## The task:
Write out the material again word for word, dropping any images it holds.

## Data provided:
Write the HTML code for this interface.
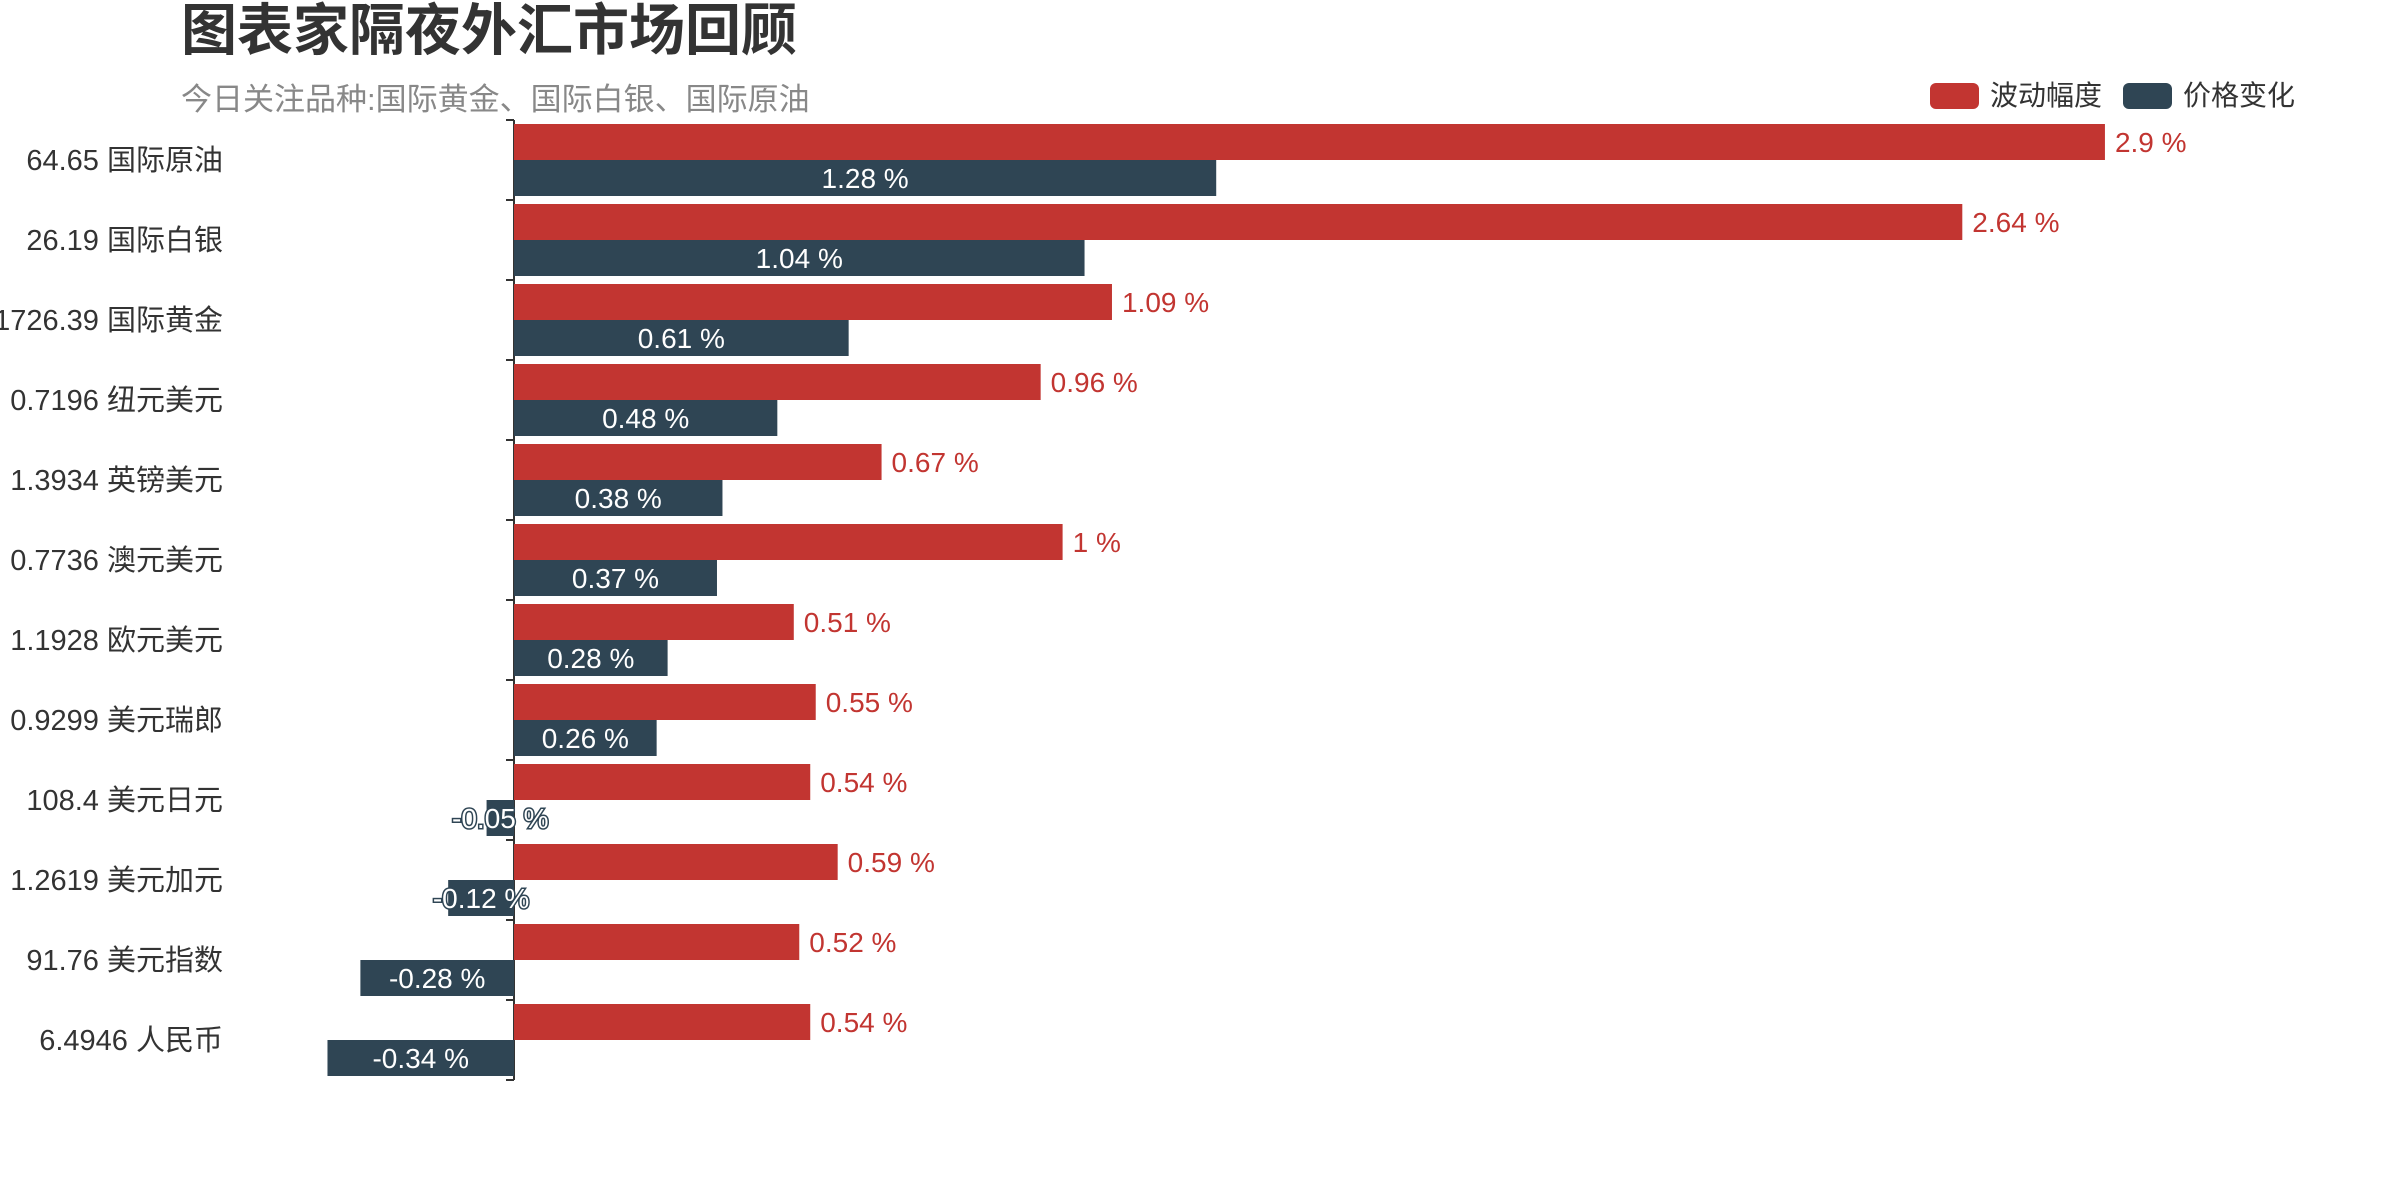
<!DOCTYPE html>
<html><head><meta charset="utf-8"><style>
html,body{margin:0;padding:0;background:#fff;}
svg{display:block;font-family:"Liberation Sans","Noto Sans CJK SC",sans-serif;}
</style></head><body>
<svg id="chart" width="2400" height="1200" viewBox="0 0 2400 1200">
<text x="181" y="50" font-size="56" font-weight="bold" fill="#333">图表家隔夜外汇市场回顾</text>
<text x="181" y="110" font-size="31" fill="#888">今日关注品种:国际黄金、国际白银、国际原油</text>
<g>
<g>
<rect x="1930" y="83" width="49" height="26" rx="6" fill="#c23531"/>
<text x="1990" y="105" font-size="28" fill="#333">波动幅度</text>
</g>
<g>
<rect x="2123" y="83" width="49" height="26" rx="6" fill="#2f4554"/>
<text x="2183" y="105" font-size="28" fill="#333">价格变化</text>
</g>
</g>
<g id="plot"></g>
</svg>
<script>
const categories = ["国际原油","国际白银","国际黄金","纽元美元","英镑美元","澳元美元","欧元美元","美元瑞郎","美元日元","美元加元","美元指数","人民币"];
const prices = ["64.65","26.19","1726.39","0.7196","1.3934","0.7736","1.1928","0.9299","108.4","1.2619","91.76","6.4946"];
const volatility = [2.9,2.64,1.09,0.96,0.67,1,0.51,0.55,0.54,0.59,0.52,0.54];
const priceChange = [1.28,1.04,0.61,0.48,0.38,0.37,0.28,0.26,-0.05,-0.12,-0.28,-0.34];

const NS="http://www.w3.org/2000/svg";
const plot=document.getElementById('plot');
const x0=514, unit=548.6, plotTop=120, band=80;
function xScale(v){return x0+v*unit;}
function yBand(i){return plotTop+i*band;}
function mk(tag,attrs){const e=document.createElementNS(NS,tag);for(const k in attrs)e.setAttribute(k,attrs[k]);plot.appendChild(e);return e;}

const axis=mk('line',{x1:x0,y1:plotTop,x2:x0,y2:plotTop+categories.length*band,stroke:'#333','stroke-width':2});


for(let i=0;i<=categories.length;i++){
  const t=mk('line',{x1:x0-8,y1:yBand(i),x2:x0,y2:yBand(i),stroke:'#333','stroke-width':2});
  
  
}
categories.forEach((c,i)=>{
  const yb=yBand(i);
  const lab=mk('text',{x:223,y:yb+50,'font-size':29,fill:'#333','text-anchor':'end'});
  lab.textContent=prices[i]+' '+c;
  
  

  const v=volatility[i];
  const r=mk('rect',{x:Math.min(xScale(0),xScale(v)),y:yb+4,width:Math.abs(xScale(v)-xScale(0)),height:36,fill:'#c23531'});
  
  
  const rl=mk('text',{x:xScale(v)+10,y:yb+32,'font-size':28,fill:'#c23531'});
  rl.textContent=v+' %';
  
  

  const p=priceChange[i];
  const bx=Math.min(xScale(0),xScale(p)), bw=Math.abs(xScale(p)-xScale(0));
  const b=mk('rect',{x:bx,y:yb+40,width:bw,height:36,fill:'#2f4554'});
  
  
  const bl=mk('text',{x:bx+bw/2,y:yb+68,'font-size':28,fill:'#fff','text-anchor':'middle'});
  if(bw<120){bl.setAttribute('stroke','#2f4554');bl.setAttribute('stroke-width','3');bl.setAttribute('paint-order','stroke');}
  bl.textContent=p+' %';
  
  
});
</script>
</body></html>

## Task answer:
Write the HTML code for this interface.
<!DOCTYPE html>
<html><head><meta charset="utf-8"><style>
html,body{margin:0;padding:0;background:#fff;}
svg{display:block;font-family:"Liberation Sans","Noto Sans CJK SC",sans-serif;}
</style></head><body>
<svg id="chart" width="2400" height="1200" viewBox="0 0 2400 1200">
<text x="181" y="50" font-size="56" font-weight="bold" fill="#333">图表家隔夜外汇市场回顾</text>
<text x="181" y="110" font-size="31" fill="#888">今日关注品种:国际黄金、国际白银、国际原油</text>
<g>
<g>
<rect x="1930" y="83" width="49" height="26" rx="6" fill="#c23531"/>
<text x="1990" y="105" font-size="28" fill="#333">波动幅度</text>
</g>
<g>
<rect x="2123" y="83" width="49" height="26" rx="6" fill="#2f4554"/>
<text x="2183" y="105" font-size="28" fill="#333">价格变化</text>
</g>
</g>
<g id="plot"></g>
</svg>
<script>
const categories = ["国际原油","国际白银","国际黄金","纽元美元","英镑美元","澳元美元","欧元美元","美元瑞郎","美元日元","美元加元","美元指数","人民币"];
const prices = ["64.65","26.19","1726.39","0.7196","1.3934","0.7736","1.1928","0.9299","108.4","1.2619","91.76","6.4946"];
const volatility = [2.9,2.64,1.09,0.96,0.67,1,0.51,0.55,0.54,0.59,0.52,0.54];
const priceChange = [1.28,1.04,0.61,0.48,0.38,0.37,0.28,0.26,-0.05,-0.12,-0.28,-0.34];

const NS="http://www.w3.org/2000/svg";
const plot=document.getElementById('plot');
const x0=514, unit=548.6, plotTop=120, band=80;
function xScale(v){return x0+v*unit;}
function yBand(i){return plotTop+i*band;}
function mk(tag,attrs){const e=document.createElementNS(NS,tag);for(const k in attrs)e.setAttribute(k,attrs[k]);plot.appendChild(e);return e;}

const axis=mk('line',{x1:x0,y1:plotTop,x2:x0,y2:plotTop+categories.length*band,stroke:'#333','stroke-width':2});


for(let i=0;i<=categories.length;i++){
  const t=mk('line',{x1:x0-8,y1:yBand(i),x2:x0,y2:yBand(i),stroke:'#333','stroke-width':2});
  
  
}
categories.forEach((c,i)=>{
  const yb=yBand(i);
  const lab=mk('text',{x:223,y:yb+50,'font-size':29,fill:'#333','text-anchor':'end'});
  lab.textContent=prices[i]+' '+c;
  
  

  const v=volatility[i];
  const r=mk('rect',{x:Math.min(xScale(0),xScale(v)),y:yb+4,width:Math.abs(xScale(v)-xScale(0)),height:36,fill:'#c23531'});
  
  
  const rl=mk('text',{x:xScale(v)+10,y:yb+32,'font-size':28,fill:'#c23531'});
  rl.textContent=v+' %';
  
  

  const p=priceChange[i];
  const bx=Math.min(xScale(0),xScale(p)), bw=Math.abs(xScale(p)-xScale(0));
  const b=mk('rect',{x:bx,y:yb+40,width:bw,height:36,fill:'#2f4554'});
  
  
  const bl=mk('text',{x:bx+bw/2,y:yb+68,'font-size':28,fill:'#fff','text-anchor':'middle'});
  if(bw<120){bl.setAttribute('stroke','#2f4554');bl.setAttribute('stroke-width','3');bl.setAttribute('paint-order','stroke');}
  bl.textContent=p+' %';
  
  
});
</script>
</body></html>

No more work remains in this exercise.